Берлин,
28 февраля 1940 года
В конце февраля 1940 года Хедин опять приехал в Берлин. 20 февраля у Свена был губернатор Стокгольма Торстен Нотин и просил его переговорить с Риббентропом и Гитлером. Шведское правительство интересовали два вопроса. Во-первых, как будет реагировать Германия на то, что Швеция окажет Финляндии открытую поддержку, и готова ли в этой связи Германия продемонстрировать свою добрую волю и поставить оружие и самолеты в Швецию. И во-вторых: выступит ли Германия посредником между Россией и Финляндией при том условии, что ни Швеция, ни Финляндия никогда не согласятся пожертвовать полуостровом Ханко. Секретное письмо шведского правительства лежало у Хедина в портфеле.
Свен считал молчание немецких властей по поводу русского нападения на Финляндию предательством.
Перед поездкой в Германию он переговорил с одним из своих немецких друзей Вильгельмом Зиглером, который помогал ему собирать материал для книги «Германия и мировой порядок». Зиглер был настроен скептически: он считал, что отношениями с Россией никто рисковать не станет, хотя нападение Германии на Россию-лишь вопрос времени, сначала должна завершиться война на западе.
Свен пошел на тактическую хитрость: он послал телеграммы Гитлеру, Герингу и прочим с благодарностью за поздравление со своим 75-летием, где упомянул о своем скором приезде. На поезде вместе с Альмой и Зиглером они доехали до Мальмё, далее надо было пересаживаться на самолет.
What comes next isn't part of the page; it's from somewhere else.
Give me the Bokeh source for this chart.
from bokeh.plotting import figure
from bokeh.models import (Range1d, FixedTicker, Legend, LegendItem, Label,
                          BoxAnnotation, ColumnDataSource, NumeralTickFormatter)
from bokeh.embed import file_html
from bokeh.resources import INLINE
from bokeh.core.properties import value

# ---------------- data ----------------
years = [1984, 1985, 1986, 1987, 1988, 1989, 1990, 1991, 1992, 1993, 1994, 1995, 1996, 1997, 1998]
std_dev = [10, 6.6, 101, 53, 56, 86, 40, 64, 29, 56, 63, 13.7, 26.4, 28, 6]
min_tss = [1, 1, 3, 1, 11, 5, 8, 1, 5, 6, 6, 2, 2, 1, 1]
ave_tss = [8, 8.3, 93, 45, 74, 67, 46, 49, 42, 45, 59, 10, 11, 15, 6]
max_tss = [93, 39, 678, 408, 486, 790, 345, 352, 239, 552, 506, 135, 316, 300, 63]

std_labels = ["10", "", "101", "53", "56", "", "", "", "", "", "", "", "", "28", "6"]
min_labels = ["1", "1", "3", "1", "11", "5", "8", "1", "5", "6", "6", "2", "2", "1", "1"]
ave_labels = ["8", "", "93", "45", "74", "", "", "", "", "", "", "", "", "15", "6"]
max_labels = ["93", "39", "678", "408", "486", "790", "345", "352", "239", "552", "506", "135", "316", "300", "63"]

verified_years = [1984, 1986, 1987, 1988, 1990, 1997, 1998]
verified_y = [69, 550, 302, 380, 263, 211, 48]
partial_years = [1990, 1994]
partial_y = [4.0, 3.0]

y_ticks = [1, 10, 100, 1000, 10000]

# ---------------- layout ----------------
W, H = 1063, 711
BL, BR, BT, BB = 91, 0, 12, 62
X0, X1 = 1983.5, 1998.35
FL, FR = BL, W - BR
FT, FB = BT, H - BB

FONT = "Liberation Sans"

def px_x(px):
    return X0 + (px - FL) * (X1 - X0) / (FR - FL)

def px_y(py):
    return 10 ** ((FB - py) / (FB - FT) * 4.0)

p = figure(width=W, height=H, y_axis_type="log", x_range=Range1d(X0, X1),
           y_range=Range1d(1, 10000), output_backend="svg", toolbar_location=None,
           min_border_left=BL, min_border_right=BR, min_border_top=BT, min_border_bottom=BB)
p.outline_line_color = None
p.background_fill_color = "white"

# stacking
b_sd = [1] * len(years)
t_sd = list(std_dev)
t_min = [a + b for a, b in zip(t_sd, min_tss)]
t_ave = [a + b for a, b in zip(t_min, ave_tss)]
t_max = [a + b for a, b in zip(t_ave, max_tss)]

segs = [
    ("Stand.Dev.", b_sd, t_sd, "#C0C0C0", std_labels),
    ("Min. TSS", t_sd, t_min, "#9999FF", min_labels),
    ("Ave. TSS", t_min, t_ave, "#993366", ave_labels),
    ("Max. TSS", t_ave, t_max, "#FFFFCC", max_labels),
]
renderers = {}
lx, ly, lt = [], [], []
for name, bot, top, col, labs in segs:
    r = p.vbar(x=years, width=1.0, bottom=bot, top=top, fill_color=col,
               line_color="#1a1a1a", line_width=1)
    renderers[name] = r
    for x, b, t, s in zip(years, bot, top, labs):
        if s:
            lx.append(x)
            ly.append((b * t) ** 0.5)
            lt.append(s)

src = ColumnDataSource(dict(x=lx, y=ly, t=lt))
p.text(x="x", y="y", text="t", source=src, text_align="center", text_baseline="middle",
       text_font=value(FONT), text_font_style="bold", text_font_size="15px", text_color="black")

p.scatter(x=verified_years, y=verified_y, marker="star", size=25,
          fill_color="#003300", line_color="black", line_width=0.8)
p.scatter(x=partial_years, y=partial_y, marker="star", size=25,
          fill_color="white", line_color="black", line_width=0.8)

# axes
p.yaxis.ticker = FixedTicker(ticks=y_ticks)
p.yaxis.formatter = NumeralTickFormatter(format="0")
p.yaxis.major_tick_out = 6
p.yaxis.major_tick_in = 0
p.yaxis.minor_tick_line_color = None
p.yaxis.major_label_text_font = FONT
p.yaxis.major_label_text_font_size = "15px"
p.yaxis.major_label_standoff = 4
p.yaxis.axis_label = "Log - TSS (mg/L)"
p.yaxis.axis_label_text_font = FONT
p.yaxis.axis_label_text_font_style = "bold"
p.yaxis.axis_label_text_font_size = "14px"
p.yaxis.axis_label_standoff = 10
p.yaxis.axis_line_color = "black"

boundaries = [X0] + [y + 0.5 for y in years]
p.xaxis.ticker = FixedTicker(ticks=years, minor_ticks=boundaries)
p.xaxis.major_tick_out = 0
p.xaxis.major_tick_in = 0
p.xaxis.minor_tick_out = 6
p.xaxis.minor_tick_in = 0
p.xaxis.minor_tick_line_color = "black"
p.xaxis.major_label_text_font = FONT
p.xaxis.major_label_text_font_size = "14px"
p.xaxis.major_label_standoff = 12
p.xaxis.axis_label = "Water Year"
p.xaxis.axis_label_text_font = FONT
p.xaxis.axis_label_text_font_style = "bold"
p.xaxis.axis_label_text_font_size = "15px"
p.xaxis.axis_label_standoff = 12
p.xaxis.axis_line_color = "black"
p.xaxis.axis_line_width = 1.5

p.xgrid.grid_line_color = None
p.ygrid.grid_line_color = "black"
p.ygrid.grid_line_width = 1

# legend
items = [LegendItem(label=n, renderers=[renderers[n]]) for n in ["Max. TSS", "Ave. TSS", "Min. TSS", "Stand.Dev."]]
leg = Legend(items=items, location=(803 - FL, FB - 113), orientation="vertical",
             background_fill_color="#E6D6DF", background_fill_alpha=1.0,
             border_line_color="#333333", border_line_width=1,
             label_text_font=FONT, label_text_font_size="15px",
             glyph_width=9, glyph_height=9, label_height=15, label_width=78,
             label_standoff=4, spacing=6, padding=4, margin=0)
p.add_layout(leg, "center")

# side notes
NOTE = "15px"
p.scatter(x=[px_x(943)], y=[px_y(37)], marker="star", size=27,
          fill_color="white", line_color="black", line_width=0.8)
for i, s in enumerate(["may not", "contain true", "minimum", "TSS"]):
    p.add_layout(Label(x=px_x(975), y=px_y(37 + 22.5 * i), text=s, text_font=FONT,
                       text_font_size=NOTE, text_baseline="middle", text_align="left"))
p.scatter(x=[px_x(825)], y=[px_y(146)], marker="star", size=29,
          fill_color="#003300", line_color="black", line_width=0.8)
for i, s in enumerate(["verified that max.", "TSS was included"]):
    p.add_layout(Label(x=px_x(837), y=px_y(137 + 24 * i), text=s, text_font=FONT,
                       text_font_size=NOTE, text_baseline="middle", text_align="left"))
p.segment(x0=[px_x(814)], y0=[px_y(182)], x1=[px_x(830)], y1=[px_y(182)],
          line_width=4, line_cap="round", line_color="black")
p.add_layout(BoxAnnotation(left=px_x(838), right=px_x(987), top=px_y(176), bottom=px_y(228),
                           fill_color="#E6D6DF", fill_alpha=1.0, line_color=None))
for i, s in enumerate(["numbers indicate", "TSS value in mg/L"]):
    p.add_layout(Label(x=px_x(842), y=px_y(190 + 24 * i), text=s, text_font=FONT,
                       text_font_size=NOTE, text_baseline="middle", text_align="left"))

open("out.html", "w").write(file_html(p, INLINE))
Хедин не хотел привлекать к своей персоне внимание и зарегистрировался под фамилией Сведин, под которой его вывели когда-то в сатирической книге «У милых русских», высмеяв как царского агента.
В полете Хедин разговаривал с Зиглером:
— Когда начнется большая война?
— В конце марта.
— Когда я вас спрашивал в прошлый раз, вы ответили, что в конце ноября.
Зиглер рассмеялся:
— По плану вторжение в Голландию должно было начаться в конце ноября, но из-за мирных инициатив голландской королевской четы вышла задержка. Поэтому вторжение перенесено на март. Это необходимо для последующих боевых действий против главного врага — Британии. Насчет Франции можно особенно не беспокоиться.
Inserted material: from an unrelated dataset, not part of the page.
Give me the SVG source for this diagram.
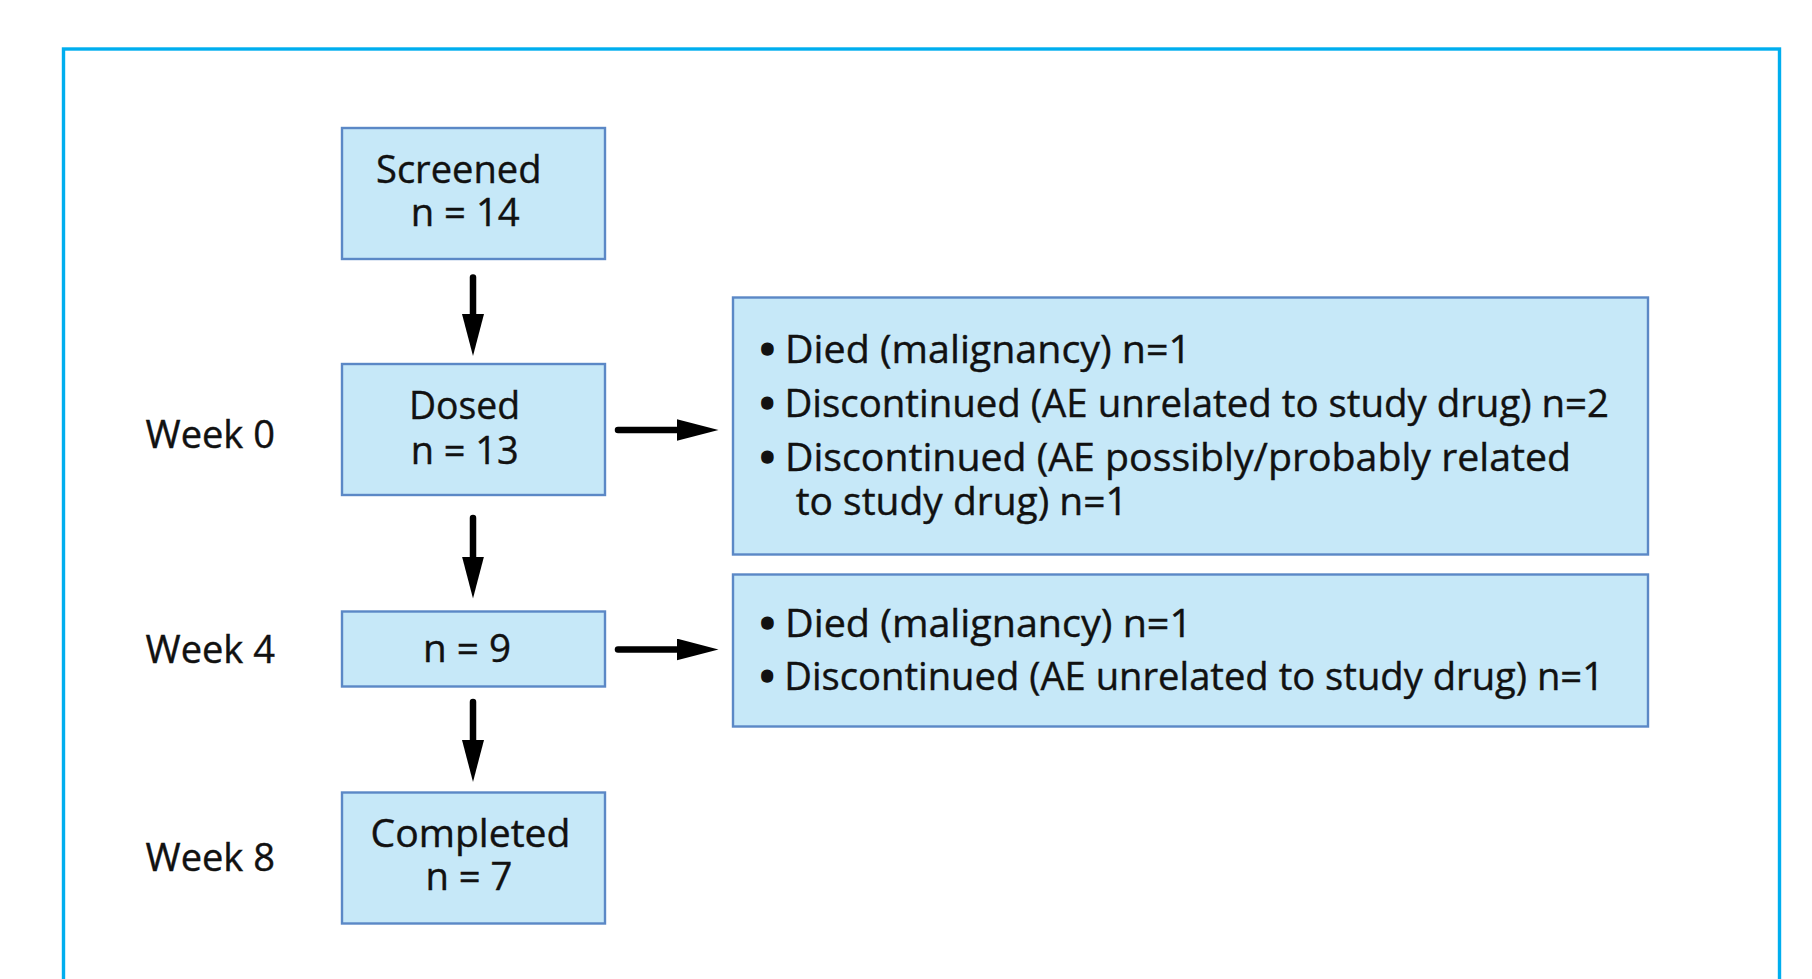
<svg xmlns="http://www.w3.org/2000/svg" width="1812" height="979" viewBox="0 0 1812 979">
  <style>
    .box { fill: #c6e8f8; stroke: #5b88c6; stroke-width: 2.4; }
    .t { font-family: "Open Sans", "Noto Sans", "Liberation Sans", sans-serif; font-size: 38px; fill: #111; stroke: #111; stroke-width: 0.4px; }
    .b { font-weight: 700; stroke-width: 1.5px; }
    .conn { stroke: #000; stroke-width: 6.5; stroke-linecap: round; fill: none; }
  </style>
  <defs>
    <marker id="ah" markerUnits="userSpaceOnUse" viewBox="0 0 42 22" markerWidth="42" markerHeight="22" refX="0" refY="11" orient="auto">
      <path d="M0,0 L42,11 L0,22 z" fill="#000"/>
    </marker>
  </defs>
  <rect x="0" y="0" width="1812" height="979" fill="#fff"/>
  <rect id="frame" x="63.5" y="49" width="1716" height="1000" fill="none" stroke="#00aeef" stroke-width="3.4"/>

  <g id="week-labels">
    <text class="t" x="145.5" y="447.5" textLength="129.5" lengthAdjust="spacingAndGlyphs">Week 0</text>
    <text class="t" x="145.5" y="662.5" textLength="129.5" lengthAdjust="spacingAndGlyphs">Week 4</text>
    <text class="t" x="145.5" y="870.5" textLength="129.5" lengthAdjust="spacingAndGlyphs">Week 8</text>
  </g>

  <g id="screened">
    <rect class="box" x="342" y="128" width="263" height="131"/>
    <text class="t" x="376" y="183" textLength="165.5" lengthAdjust="spacingAndGlyphs">Screened</text>
    <text class="t" x="410.7" y="225.7" textLength="109" lengthAdjust="spacingAndGlyphs">n = 14</text>
  </g>

  <g id="dosed">
    <rect class="box" x="342" y="364" width="263" height="131"/>
    <text class="t" x="409" y="418.6" textLength="111" lengthAdjust="spacingAndGlyphs">Dosed</text>
    <text class="t" x="410.7" y="464.3" textLength="108" lengthAdjust="spacingAndGlyphs">n = 13</text>
  </g>

  <g id="week4">
    <rect class="box" x="342" y="611.5" width="263" height="75"/>
    <text class="t" x="423" y="662" textLength="88" lengthAdjust="spacingAndGlyphs">n = 9</text>
  </g>

  <g id="completed">
    <rect class="box" x="342" y="792.5" width="263" height="131"/>
    <text class="t" x="370.5" y="847.3" textLength="200" lengthAdjust="spacingAndGlyphs">Completed</text>
    <text class="t" x="425.4" y="890" textLength="87" lengthAdjust="spacingAndGlyphs">n = 7</text>
  </g>

  <g id="dropouts-week0">
    <rect class="box" x="733" y="297.5" width="915" height="257"/>
    <text class="t" x="760" y="362.7" textLength="431" lengthAdjust="spacingAndGlyphs"><tspan class="b">•</tspan> Died (malignancy) n=1</text>
    <text class="t" x="760" y="416.7" textLength="849" lengthAdjust="spacingAndGlyphs"><tspan class="b">•</tspan> Discontinued (AE unrelated to study drug) n=2</text>
    <text class="t" x="760" y="470.7" textLength="811" lengthAdjust="spacingAndGlyphs"><tspan class="b">•</tspan> Discontinued (AE possibly/probably related</text>
    <text class="t" x="795.7" y="515" textLength="332" lengthAdjust="spacingAndGlyphs">to study drug) n=1</text>
  </g>

  <g id="dropouts-week4">
    <rect class="box" x="733" y="574.5" width="915" height="152"/>
    <text class="t" x="760" y="637.3" textLength="432" lengthAdjust="spacingAndGlyphs"><tspan class="b">•</tspan> Died (malignancy) n=1</text>
    <text class="t" x="760" y="690" textLength="844" lengthAdjust="spacingAndGlyphs"><tspan class="b">•</tspan> Discontinued (AE unrelated to study drug) n=1</text>
  </g>

  <g id="connectors">
    <line class="conn" x1="473" y1="277.5" x2="473" y2="314" marker-end="url(#ah)"/>
    <line class="conn" x1="473" y1="518" x2="473" y2="556.5" marker-end="url(#ah)"/>
    <line class="conn" x1="473" y1="702" x2="473" y2="740" marker-end="url(#ah)"/>
    <line class="conn" x1="618" y1="430" x2="676.5" y2="430" marker-end="url(#ah)"/>
    <line class="conn" x1="618" y1="649.5" x2="676.5" y2="649.5" marker-end="url(#ah)"/>
  </g>
</svg>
Двадцать восьмого февраля Хедина принимал Риббентроп. Это была их первая встреча. Немецкий министр иностранных дел слыл надменным пижоном. После обмена любезностями они сели за небольшой круглый стол с чаем и тостами. Стол был предметом гордости Риббентропа, в свое время он принадлежал Бисмарку.
— Я в детстве взахлеб читал ваши книги и собираюсь перечесть их снова, — сказал Риббентроп.
Хедин тут же заговорил о своей книге «Германия и мировой порядок».
— Как? Она у нас запрещена? — Риббентроп сделал удивленное лицо. — Никогда не слышал о такой книге.
«Врет и не краснеет», — подумал Хедин, отлично знавший, что Гитлер, Геринг, Геббельс и прочие нацистские шишки читали корректуру.
Они заговорили о войне русских с Финляндией. Риббентроп сетовал на то, что финны не желают делать «небольшие уступки» требованиям Сталина. О том, что Германия окажет финнам поддержку, не могло быть и речи — пакт с Россией был жизненно важен для немцев.
Хедин рассказал о своих давних связях с Россией и о той помощи, которую он получал и в царское время, и от большевиков.
— Я всегда любил русский народ и считал союз между Россией и Германией самой разумной политикой, — сказал Хедин, — но я и представить не мог, что этот союз обернется такими последствиями для Финляндии и Швеции. Помогите найти дорогу к миру для Финляндии, мир на севере отвечает интересам великой Германии.
Вечером он рассказал о беседе с Риббентропом представителю Швеции в Германии Арвиду Риккерту.
Четвертого марта Хедина принял Гитлер. Об этом сначала сообщили по радио, затем новость появилась в вечерних газетах.